Booking will open shortly and I urge you to book in advance. I am not alone in loving it - the book has had great reviews (it was described by Frances Wilson in the Sunday Times as 'a work of rare and sustained brilliance...nobody since Lorna Sage in Bad Blood has shown so well how a memoir can overflow with riches and yet remain light, fragile, compact. Like the netsuke themselves, this book is impossible to put down. You have in your hands a masterpiece.' The review in the Economist was equally ecstatic: 'From a hard and vast archival mass of journals, memoirs, newspaper clippings and art-history books, Mr de Waal has fashioned, stroke by minuscule stroke, a book as fresh with detail as if it had been written from life, and as full of beauty and whimsy as a netsuke from the hands of a master carver.

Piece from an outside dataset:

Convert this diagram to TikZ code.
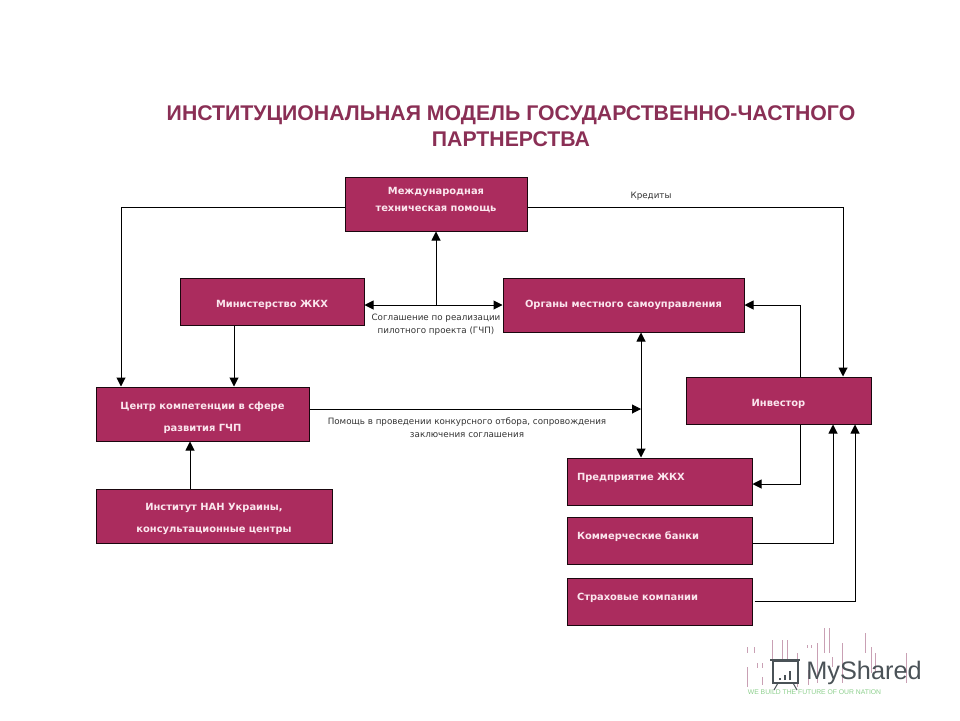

Buy two copies of his book; keep one and give the other to your closest bookish friend'). I imagine tickets will sell out fast.

Wednesday, 14 July 2010

Jo Shapcott and Daljit Nagra

We are joining forces with Tower Poetry to host an evening of poetry at The Woodstock Arms on Wednesday August 25th at 8pm. Tickets £4, students free, MUST be booked in advance. More information soon!

Tuesday, 6 July 2010

Independent Woodstock Literature Festival 2010

After a very busy June (with visits by Alexandra Shulman and Robert Sackville-West) we are not holding talks in July and August but are hosting a poetry reading (see above) and will take part in the literature festival by hosting two authors. The festival will be held in Woodstock and Blenheim Palace from September 15-19 this year - details available here.
Our programme of talks resumes in October with Jane Gardam who is coming to speak on Tuesday 19 October, by which time her book The Man in the Wooden Hat will be available in paperback. It is the wonderful companion volume to Old Filth and tells the story of Elisabeth, Filth's wife. Do try and re-read Old Filth over the summer if you're planning to come to the talk, and get hold of The Man in the Wooden Hat when it comes out in September (anyone buying the book from me will be entitled to a free place at the talk). The books are entirely separate but The Man... tells Elisabeth's story in a way that makes you instantly want to re-read Old Filth.
Filth (Failed In London Try Hong Kong) is a successful lawyer when he marries Elisabeth in Hong Kong soon after the War. He is sent to England from India as a child and finds it hard to demonstrate his emotions. But Elisabeth is different - a free spirit. She was brought up in the Japanese Internment Camps, which killed both her parents but left her with a lust for survival and an affinity with the Far East. No wonder she is attracted to Filth's hated rival at the Bar - the brash, forceful Veneering. Veneering has a Chinese wife and an adored son - and no difficulty whatsoever in demonstrating his emotions ...How Elisabeth turns into Betty, and whether she remains loyal to stolid Filth or swept up by caddish Veneering, make for a page-turning plot, full of surprises, revelations and humour. Jane Gardam is one of our best novelists.